Springsteen è speciale, dicevamo. Basti pensare al primo concerto italiano. E’ il 21 giugno 1985: stadio di San Siro. Non c’è ancora il terzo anello che verrà con i Mondiali di Italia ’90. Dentro lo stadio, pieno come un uovo, ci sono almeno 80.000 persone. Qualcuno dice 100.000. Quel che è certo – io c’ero – è che non avevo mai visto dei carabinieri, in servizio, lasciarsi trasportare dalla musica (senza mancare di rispetto alla divisa, sia chiaro), non avevo mai visto uno sprigionare tanta energia. Non avevo mai visto un concerto durare tre ore e mezzo. Non avevo mai visto un musicista (non ricordo se fosse Ivano Fossati o Eugenio Finardi, non so perché ma li confondo sempre, assistere a una performance di un suo collega) come spettatore. Non farò più l’errore di dire un amico ci vediamo a centrocampo alle 17. Perché alle 17 di quel 21 giugno 1985, due ore e mezzo prima del concerto, ci sono 10.000 persone in quel cerchio. Springsteen è energia. Mi viene in mente la sua versione di Twist and Shout, ora rimodulata con la Bamba. Springsteen è commozione perché la versione di The River, con l’attacco della sua armonica a bocca, fa tremare. Springsteen è amicizia, perché il suo rapporto con lo scomparso Clarence Clemons e con il resto della E Street Band è qualcosa di speciale. Springsteen è unico soprattutto a Milano, San Siro, quello che considera da sempre il suo stadio. C’è stato quattro volte (e io c’ero in tre occasione) e ogni qual volta è un rito che va al di là di qualsiasi racconto perché, per capire, bisogna esserci.
Perché per esempio nel 1985, non ci sono ancora i telefonini, non c’è la rete, ci sono solo le riviste specializzate (Mucchio Selvaggio) e si sa che lui, il Boss, lo scapolone della musica si è appena sposato con una modella, Julien Phillips (vado a memoria). Ma una modella, con la sua presunta perfezione e algidità quasi stona con la fisicità del Boss. E in quel 1985 si capisce almeno questa è l’illusione e il ricordo che mi porto dietro) che quella corista dai capelli rossi, tal Patty Scialfa, è qualcosa di più di una semplice spalla.
Springsteen è speciale anche se non sono mai riuscito a vederlo da vicino, anche se mi legano alcuni aneddoti e pazzie.
Il primo che mi viene in mente è un concerto del 18 ottobre 2002, a Bologna. Data indimenticabile: è nata mia figlia Giulia.

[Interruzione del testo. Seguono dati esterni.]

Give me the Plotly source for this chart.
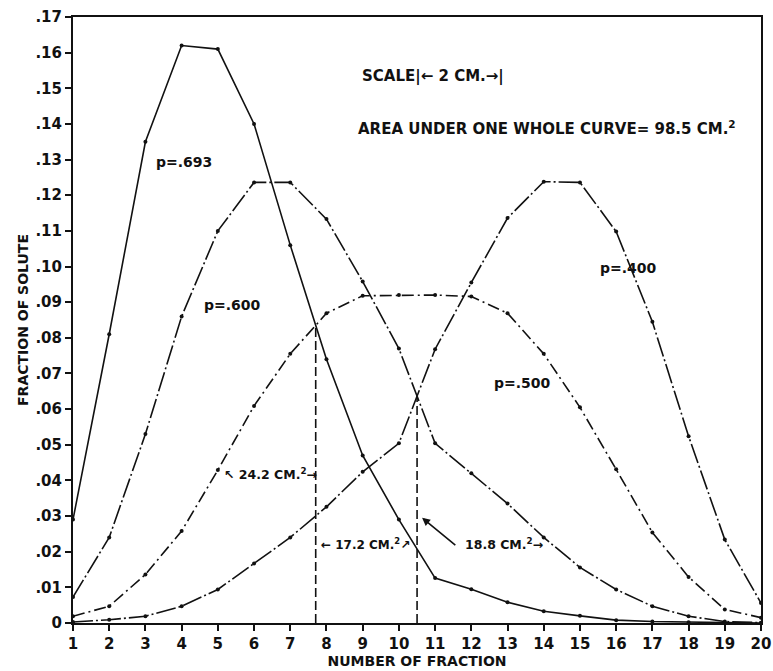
import plotly.graph_objects as go

# Fraction number (tube) and solute fraction found in each, for four partition values
fractions = list(range(1, 21))
p693 = [0.029, 0.081, 0.135, 0.162, 0.161, 0.140, 0.106, 0.074, 0.047, 0.029,
        0.0126, 0.0095, 0.0058, 0.0033, 0.0020, 0.0008, 0.0004, 0.0002, 0.0001, 0.0]
p600 = [0.0073, 0.024, 0.053, 0.086, 0.110, 0.1236, 0.1236, 0.1133, 0.0958, 0.077,
        0.0504, 0.042, 0.0335, 0.024, 0.0156, 0.0094, 0.0047, 0.0019, 0.0004, 0.0001]
p500 = [0.0019, 0.0047, 0.0136, 0.0258, 0.0429, 0.0609, 0.0755, 0.0869, 0.0918, 0.092,
        0.092, 0.0916, 0.0869, 0.0755, 0.0605, 0.0431, 0.0254, 0.0129, 0.0038, 0.0015]
p400 = [0.0003, 0.0009, 0.0019, 0.0047, 0.0094, 0.0167, 0.024, 0.0326, 0.0424, 0.0504,
        0.0768, 0.0955, 0.1136, 0.1238, 0.1236, 0.1098, 0.0845, 0.0524, 0.0234, 0.0056]

y_ticks = [i / 100 for i in range(0, 18)]
y_tick_text = ["0"] + ["." + f"{i:02d}" for i in range(1, 18)]

FONT = "DejaVu Sans"
INK = "#111111"


def crossing(a, b, start):
    """Linear crossing of two curves between fraction `start` and `start`+1."""
    i = fractions.index(start)
    da = a[i] - b[i]
    db = a[i + 1] - b[i + 1]
    t = da / (da - db)
    return fractions[i] + t, a[i] + t * (a[i + 1] - a[i])


fig = go.Figure()

styles = [
    (p693, "solid"),
    (p600, "20px,3px,2px,3px"),
    (p500, "12px,4px,2px,4px"),
    (p400, "20px,3px,2px,3px"),
]
for ys, dash in styles:
    fig.add_trace(go.Scatter(
        x=fractions, y=ys, mode="lines+markers",
        line=dict(color=INK, width=1.6, dash=dash),
        marker=dict(size=4, color=INK),
        hoverinfo="skip", showlegend=False))

# Dividing lines dropped from the curve crossings
for a, b, start in [(p693, p500, 7), (p600, p400, 10)]:
    xc, yc = crossing(a, b, start)
    fig.add_trace(go.Scatter(
        x=[xc, xc], y=[0, yc], mode="lines",
        line=dict(color=INK, width=1.6, dash="9px,4px"),
        hoverinfo="skip", showlegend=False))


def font(size):
    return dict(family=FONT, size=size, color=INK, weight="bold")


labels = [
    (4.07, 0.1294, "p=.693", font(14), "center"),
    (5.40, 0.0892, "p=.600", font(14), "center"),
    (13.40, 0.0673, "p=.500", font(14), "center"),
    (16.35, 0.0995, "p=.400", font(14), "center"),
    (8.93, 0.1533, "SCALE|\u2190 2 CM.\u2192|", font(15), "left"),
    (8.82, 0.1388, "AREA UNDER ONE WHOLE CURVE= 98.5 CM.<sup>2</sup>", font(15), "left"),
    (5.12, 0.0418, "\u2196 24.2 CM.<sup>2</sup>\u2192", font(12.5), "left"),
    (7.80, 0.0222, "\u2190 17.2 CM.<sup>2</sup>\u2197", font(12), "left"),
    (11.77, 0.0222, "18.8 CM.<sup>2</sup>\u2192", font(12.5), "left"),
]
for x, y, t, f, anchor in labels:
    fig.add_annotation(x=x, y=y, text=t, showarrow=False, font=f,
                       xanchor=anchor, yanchor="middle")

# Pointer from the 18.8 label to the second dividing line
fig.add_annotation(x=10.64, y=0.0295, ax=11.6, ay=0.0215, axref="x", ayref="y",
                   text="", showarrow=True, arrowhead=2, arrowsize=1,
                   arrowwidth=1.6, arrowcolor=INK)

axis_common = dict(
    showgrid=False, zeroline=False, showline=True, linecolor=INK, linewidth=2,
    mirror=True, ticks="outside", ticklen=6, tickwidth=1.6, tickcolor=INK,
    tickfont=font(15), automargin=False,
)

fig.update_layout(
    width=773, height=671,
    margin=dict(l=73, r=12, t=17, b=48, autoexpand=False),
    paper_bgcolor="white", plot_bgcolor="white",
    xaxis=dict(range=[1, 20], tickvals=fractions,
               ticktext=[str(v) for v in fractions],
               title=dict(text="NUMBER OF FRACTION", standoff=0, font=font(14)),
               **axis_common),
    yaxis=dict(range=[0, 0.17], tickvals=y_ticks, ticktext=y_tick_text,
               title=dict(text="FRACTION OF SOLUTE", standoff=4, font=font(14)),
               **axis_common),
)

fig.write_html("out.html")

Per fortuna è nata al mattino presto, Giulia, perché alla sera, il papà, dopo averla vista addormentata nelle braccia della mamma, scappa a Casalecchio, al concerto del Boss. E ancora quella volta che, per servizio, per un articolo di colore, mi trovo davanti all’Hotel Baglioni di Bologna. Jeans, camicie fuori dai calzoni, magliette. Ci sono almeno 300 persone in trepidante attesa. Arriva un distinto signore in giacca e cravatta. Con tanto di valigetta ventiquattrore. Penso si tratti di un semplice errore. Invece, arrivato a ridosso dell’ingresso, la trasformazione. Dalla ventiquattrore anziché documenti o telefonino saltano fuori bandana, maglietta. Una trasformazione incredibile.

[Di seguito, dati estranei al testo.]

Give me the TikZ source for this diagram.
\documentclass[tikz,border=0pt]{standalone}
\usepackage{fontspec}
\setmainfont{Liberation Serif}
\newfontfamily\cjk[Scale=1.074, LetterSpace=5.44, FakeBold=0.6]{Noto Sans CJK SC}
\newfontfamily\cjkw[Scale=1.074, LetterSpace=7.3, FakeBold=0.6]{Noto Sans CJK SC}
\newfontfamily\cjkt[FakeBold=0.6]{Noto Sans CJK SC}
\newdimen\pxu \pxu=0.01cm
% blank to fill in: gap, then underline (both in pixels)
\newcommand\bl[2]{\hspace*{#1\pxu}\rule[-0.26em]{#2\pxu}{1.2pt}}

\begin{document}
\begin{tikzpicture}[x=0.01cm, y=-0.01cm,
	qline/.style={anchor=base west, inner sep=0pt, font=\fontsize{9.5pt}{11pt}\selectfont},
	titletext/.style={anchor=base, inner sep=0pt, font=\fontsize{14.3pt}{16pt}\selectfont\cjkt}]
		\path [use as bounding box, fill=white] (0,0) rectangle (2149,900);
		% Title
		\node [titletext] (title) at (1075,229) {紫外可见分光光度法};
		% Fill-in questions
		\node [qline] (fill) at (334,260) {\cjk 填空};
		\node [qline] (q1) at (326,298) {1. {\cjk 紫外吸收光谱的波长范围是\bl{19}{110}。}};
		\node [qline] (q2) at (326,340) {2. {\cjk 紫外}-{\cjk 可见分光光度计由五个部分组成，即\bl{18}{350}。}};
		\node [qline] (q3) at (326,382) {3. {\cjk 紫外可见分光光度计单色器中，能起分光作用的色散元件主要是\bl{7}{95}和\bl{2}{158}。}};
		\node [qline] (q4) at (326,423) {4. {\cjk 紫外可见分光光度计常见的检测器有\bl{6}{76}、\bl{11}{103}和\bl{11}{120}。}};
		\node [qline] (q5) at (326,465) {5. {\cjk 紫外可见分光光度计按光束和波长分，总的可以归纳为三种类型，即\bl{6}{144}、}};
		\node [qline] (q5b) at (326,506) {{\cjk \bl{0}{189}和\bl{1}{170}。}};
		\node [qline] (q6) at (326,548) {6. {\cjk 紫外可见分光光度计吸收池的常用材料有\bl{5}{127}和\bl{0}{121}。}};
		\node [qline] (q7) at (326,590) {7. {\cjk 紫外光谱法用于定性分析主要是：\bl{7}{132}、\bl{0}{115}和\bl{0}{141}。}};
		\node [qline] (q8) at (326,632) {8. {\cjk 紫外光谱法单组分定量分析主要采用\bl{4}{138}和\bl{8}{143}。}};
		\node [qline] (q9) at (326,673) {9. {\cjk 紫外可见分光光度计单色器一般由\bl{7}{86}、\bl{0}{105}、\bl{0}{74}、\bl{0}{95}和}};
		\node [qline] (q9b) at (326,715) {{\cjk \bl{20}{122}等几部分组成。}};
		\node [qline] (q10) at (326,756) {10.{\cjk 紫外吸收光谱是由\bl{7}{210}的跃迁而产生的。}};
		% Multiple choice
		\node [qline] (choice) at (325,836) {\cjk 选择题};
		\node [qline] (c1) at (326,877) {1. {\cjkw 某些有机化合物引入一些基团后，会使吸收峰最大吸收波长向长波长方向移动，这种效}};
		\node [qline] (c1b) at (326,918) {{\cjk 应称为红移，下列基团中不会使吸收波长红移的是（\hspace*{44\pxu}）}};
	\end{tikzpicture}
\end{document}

Sempre quella volta, facendo la posta insieme con l’amico fotografo Gianni Schicchi, tentiamo una manovra aggirante. Lo becchiamo per qualche istante, insieme con Patty, su un’auto blu. Ha beffato tutti. Proviamo a spiegarlo a chi lo attende in via Indipendenza. Ci prendono per matti, anzi, per della specie di guardie del corpo messi lì per depistare i fan.
Non c’è verso: il giorno dopo, però, come promesso loro, raccontiamo questa storia sul Carlino.
Ricordi che restano dentro perché alla fine Springsteen, quando lo scopri, è come un tatuaggio, ti resta attaccato addosso.
Buon compleanno, Boss, ma quando torni in Italia per un altro concerto?